Write the lines out again, from the top of the material to the line containing "const binWidth = 5;", pictures excluded.

## start Data extract

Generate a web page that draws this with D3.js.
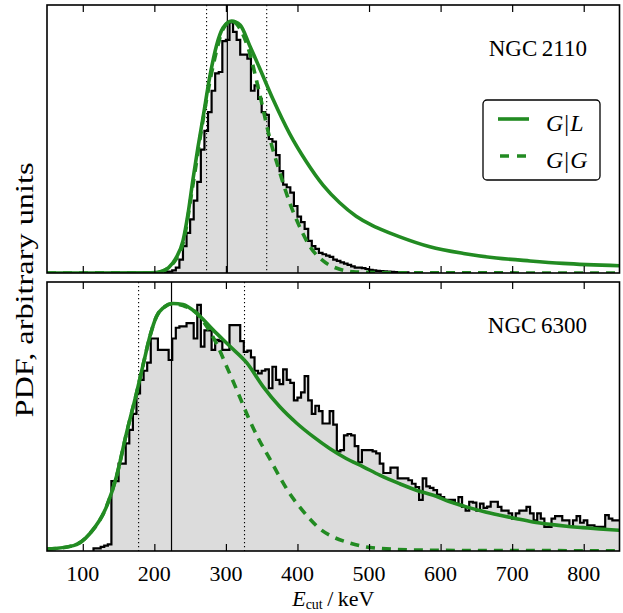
<!DOCTYPE html>
<html><head><meta charset="utf-8">
<script src="https://cdn.jsdelivr.net/npm/d3@7"></script>
<style>
body{margin:0;background:#fff}
svg text{font-family:"Liberation Serif","DejaVu Serif",serif;fill:#000}
</style>
</head><body>
<svg id="chart" width="623" height="613" font-family="Liberation Serif, DejaVu Serif, serif"></svg>
<script>
// ---------- data ----------
const xTicks = [100, 200, 300, 400, 500, 600, 700, 800];
const xDomain = [50, 850];
const panelNames = ["NGC\u20092110", "NGC\u20096300"];
const legendLabels = [["G", "L"], ["G", "G"]];
const binWidth = 5;

// NGC 2110 histogram (normalised heights), bins start at 215 keV
const topHistStart = 215;
const topHist = [
  0.003,0.005,0.01,0.02,0.05,0.10,0.15,0.20,0.27,0.34,
  0.46,0.53,0.60,0.68,0.745,0.75,0.865,0.87,0.935,0.90,
  0.87,0.815,0.815,0.80,0.68,0.70,0.65,0.60,0.59,0.50,
  0.49,0.44,0.38,0.33,0.32,0.30,0.25,0.21,0.19,0.165,
  0.12,0.10,0.09,0.075,0.07,0.065,0.06,0.05,0.045,0.04,
  0.035,0.03,0.025,0.02,0.02,0.018,0.015,0.012,0.010,0.008,
  0.007,0.006,0.005,0.004,0.003,0.003,0.002,0.002
];
// NGC 6300 histogram, bins start at 115 keV
const bottomHistStart = 115;
const bottomHist = [
  0.01,0.01,0.015,0.02,0.025,0.26,0.26,0.325,0.325,0.40,
  0.45,0.51,0.586,0.636,0.67,0.70,0.79,0.79,0.748,0.748,
  0.748,0.71,0.79,0.83,0.835,0.835,0.847,0.847,0.79,0.915,
  0.76,0.82,0.82,0.748,0.785,0.78,0.748,0.748,0.84,0.84,
  0.84,0.78,0.74,0.745,0.72,0.67,0.66,0.67,0.675,0.605,
  0.685,0.636,0.62,0.675,0.636,0.625,0.56,0.57,0.59,0.65,
  0.56,0.51,0.54,0.52,0.474,0.474,0.52,0.47,0.37,0.375,
  0.43,0.435,0.43,0.39,0.33,0.375,0.375,0.375,0.37,0.363,
  0.325,0.29,0.29,0.31,0.31,0.27,0.27,0.27,0.263,0.25,
  0.238,0.19,0.27,0.24,0.235,0.226,0.21,0.20,0.19,0.19,
  0.19,0.176,0.20,0.164,0.15,0.183,0.18,0.15,0.176,0.16,
  0.165,0.183,0.183,0.164,0.15,0.15,0.14,0.12,0.14,0.15,
  0.15,0.164,0.14,0.114,0.14,0.12,0.09,0.09,0.12,0.13,
  0.13,0.114,0.114,0.09,0.114,0.13,0.105,0.114,0.095,0.095,
  0.09,0.09,0.09,0.133,0.12,0.114,0.114,0.114
];

// model curves [E_cut, pdf]
const topGL = [[50,0],[195,0.001],[210,0.006],[220,0.02],[230,0.055],[240,0.12],[247,0.22],[254,0.35],[261,0.47],[268,0.58],[278,0.74],[287,0.85],[296,0.915],[308,0.94],[320,0.925],[333,0.85],[347,0.765],[366,0.647],[389,0.52],[412,0.417],[436,0.327],[459,0.262],[482,0.212],[505,0.177],[515,0.165],[543,0.135],[585,0.098],[632,0.073],[678,0.056],[725,0.045],[771,0.036],[850,0.027]];
const topGG = [[50,0],[195,0.001],[210,0.006],[220,0.02],[230,0.05],[240,0.11],[254,0.33],[268,0.57],[278,0.72],[287,0.83],[296,0.91],[308,0.94],[320,0.91],[331,0.84],[347,0.67],[361,0.506],[375,0.378],[389,0.263],[403,0.173],[417,0.1],[436,0.045],[459,0.014],[482,0.004],[520,0.001],[850,0]];
const bottomGL = [[50,0.007],[87,0.02],[110,0.065],[133,0.164],[147,0.276],[161,0.437],[175,0.586],[185,0.70],[194,0.80],[203,0.872],[213,0.905],[226,0.92],[240,0.916],[259,0.884],[282,0.822],[306,0.76],[329,0.70],[352,0.611],[375,0.537],[399,0.475],[422,0.425],[445,0.381],[468,0.344],[492,0.313],[515,0.282],[543,0.25],[566,0.226],[590,0.207],[613,0.183],[636,0.164],[660,0.147],[683,0.133],[706,0.12],[729,0.108],[753,0.099],[776,0.092],[799,0.087],[822,0.082],[850,0.077]];
const bottomGG = [[50,0.007],[87,0.02],[110,0.065],[133,0.164],[147,0.276],[161,0.437],[175,0.586],[185,0.70],[194,0.80],[203,0.872],[213,0.905],[226,0.92],[240,0.912],[259,0.885],[273,0.835],[287,0.77],[301,0.686],[315,0.6],[333,0.487],[347,0.41],[361,0.344],[375,0.276],[389,0.214],[403,0.164],[417,0.12],[431,0.083],[450,0.052],[468,0.034],[496,0.015],[524,0.008],[560,0.004],[620,0.002],[850,0.001]];

// credible-interval markers: [lower, median, upper]
const topMarkers = [273, 302, 357];
const bottomMarkers = [178, 224, 326];

// ---------- layout ----------
const plotLeft = 47, plotRight = 619.5;
const panelBoxes = [[5, 273], [282, 551]];
const green = "#228b22";
const serif = "'Liberation Serif','DejaVu Serif',serif";

const svg = d3.select("#chart");
const x = d3.scaleLinear().domain(xDomain).range([plotLeft, plotRight]);

const panels = [
  {name: panelNames[0], histStart: topHistStart, hist: topHist, gl: topGL, gg: topGG, markers: topMarkers, box: panelBoxes[0], legend: true},
  {name: panelNames[1], histStart: bottomHistStart, hist: bottomHist, gl: bottomGL, gg: bottomGG, markers: bottomMarkers, box: panelBoxes[1], legend: false}
];

panels.forEach((p, pi) => {
  const [top, bottom] = p.box;
  const y = d3.scaleLinear().domain([0, 1]).range([bottom, top]);
  const g = svg.append("g");
  const clipId = "clip" + pi;
  svg.append("clipPath").attr("id", clipId).append("rect")
    .attr("x", plotLeft).attr("y", top).attr("width", plotRight - plotLeft).attr("height", bottom - top);
  const inner = g.append("g").attr("clip-path", `url(#${clipId})`);

  // histogram as step path
  const pts = [[p.histStart, 0]];
  p.hist.forEach((v, i) => {
    const e0 = p.histStart + i * binWidth;
    pts.push([e0, v], [e0 + binWidth, v]);
  });
  pts.push([p.histStart + p.hist.length * binWidth, 0]);
  const stepLine = d3.line().x(d => x(d[0])).y(d => y(d[1]));
  inner.append("path").attr("d", stepLine(pts) + "Z")
    .attr("fill", "#dcdcdc").attr("stroke", "none");
  inner.append("path").attr("d", stepLine(pts))
    .attr("fill", "none").attr("stroke", "#000").attr("stroke-width", 2.2)
    .attr("stroke-linejoin", "miter");

  // vertical markers
  p.markers.forEach((m, i) => {
    inner.append("line")
      .attr("x1", x(m)).attr("x2", x(m)).attr("y1", top).attr("y2", bottom)
      .attr("stroke", "#000").attr("stroke-width", i === 1 ? 1.2 : 1.1)
      .attr("stroke-dasharray", i === 1 ? null : "1.3,2.7");
  });

  // model curves
  const curve = d3.line().x(d => x(d[0])).y(d => y(d[1])).curve(d3.curveMonotoneX);
  inner.append("path").attr("d", curve(p.gg)).attr("fill", "none")
    .attr("stroke", green).attr("stroke-width", 3.6).attr("stroke-dasharray", "9,7");
  inner.append("path").attr("d", curve(p.gl)).attr("fill", "none")
    .attr("stroke", green).attr("stroke-width", 3.6);

  // ticks (inward) on top and bottom edges
  const axB = d3.axisBottom(x).tickValues(xTicks).tickSize(-7).tickFormat("");
  const axT = d3.axisTop(x).tickValues(xTicks).tickSize(-7).tickFormat("");
  const gb = g.append("g").attr("transform", `translate(0,${bottom})`).call(axB);
  const gt = g.append("g").attr("transform", `translate(0,${top})`).call(axT);
  [gb, gt].forEach(a => {
    a.select(".domain").remove();
    a.selectAll("line").attr("stroke", "#000").attr("stroke-width", 1.2);
  });

  // frame
  g.append("rect").attr("x", plotLeft).attr("y", top)
    .attr("width", plotRight - plotLeft).attr("height", bottom - top)
    .attr("fill", "none").attr("stroke", "#000").attr("stroke-width", 1.6);

  // panel name
  g.append("text").attr("x", 587).attr("y", top + 51)
    .attr("text-anchor", "end").style("font-family", serif).style("font-size", "23px").text(p.name);

  if (p.legend) {
    const lg = g.append("g");
    lg.append("rect").attr("x", 483).attr("y", 100).attr("width", 117).attr("height", 80)
      .attr("rx", 4).attr("fill", "#fff").attr("stroke", "#000").attr("stroke-width", 1.3);
    const rows = [{y: 119, dash: null}, {y: 156, dash: "9,8"}];
    rows.forEach((r, i) => {
      lg.append("line").attr("x1", 498).attr("x2", 529).attr("y1", r.y).attr("y2", r.y)
        .attr("stroke", green).attr("stroke-width", 3.6)
        .attr("stroke-dasharray", r.dash).attr("stroke-dashoffset", r.dash ? -2 : null);
      const t = lg.append("text").attr("x", 546).attr("y", r.y + 12)
        .style("font-family", serif).style("font-size", "24px");
      t.append("tspan").style("font-style", "italic").text(legendLabels[i][0]);
      t.append("tspan").attr("dx", 1).text("|");
      t.append("tspan").attr("dx", 1).style("font-style", "italic").text(legendLabels[i][1]);
    });
  }

  if (pi === 1) {
    g.append("g").selectAll("text").data(xTicks).join("text")
      .attr("x", d => x(d)).attr("y", 581).attr("text-anchor", "middle")
      .style("font-family", serif).style("font-size", "22px").text(d => d);
  }
});

// x axis title
const xt = svg.append("text").attr("x", (plotLeft + plotRight) / 2).attr("y", 606)
  .attr("text-anchor", "middle").style("font-family", serif).style("font-size", "22px");
xt.append("tspan").style("font-style", "italic").text("E");
xt.append("tspan").attr("dy", 3).style("font-size", "14px").text("cut");
xt.append("tspan").attr("dy", -3).text("\u2009/\u2009keV");

// y axis title
svg.append("text").attr("transform", "translate(33,290) rotate(-90)")
  .attr("text-anchor", "middle").style("font-family", serif).style("font-size", "26px")
  .attr("textLength", 255).attr("lengthAdjust", "spacingAndGlyphs")
  .text("PDF, arbitrary units");
</script>
</body></html>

## end Data extract

▸ **Response for this exercise**:
Generate a web page that draws this with D3.js.
<!DOCTYPE html>
<html><head><meta charset="utf-8">
<script src="https://cdn.jsdelivr.net/npm/d3@7"></script>
<style>
body{margin:0;background:#fff}
svg text{font-family:"Liberation Serif","DejaVu Serif",serif;fill:#000}
</style>
</head><body>
<svg id="chart" width="623" height="613" font-family="Liberation Serif, DejaVu Serif, serif"></svg>
<script>
// ---------- data ----------
const xTicks = [100, 200, 300, 400, 500, 600, 700, 800];
const xDomain = [50, 850];
const panelNames = ["NGC\u20092110", "NGC\u20096300"];
const legendLabels = [["G", "L"], ["G", "G"]];
const binWidth = 5;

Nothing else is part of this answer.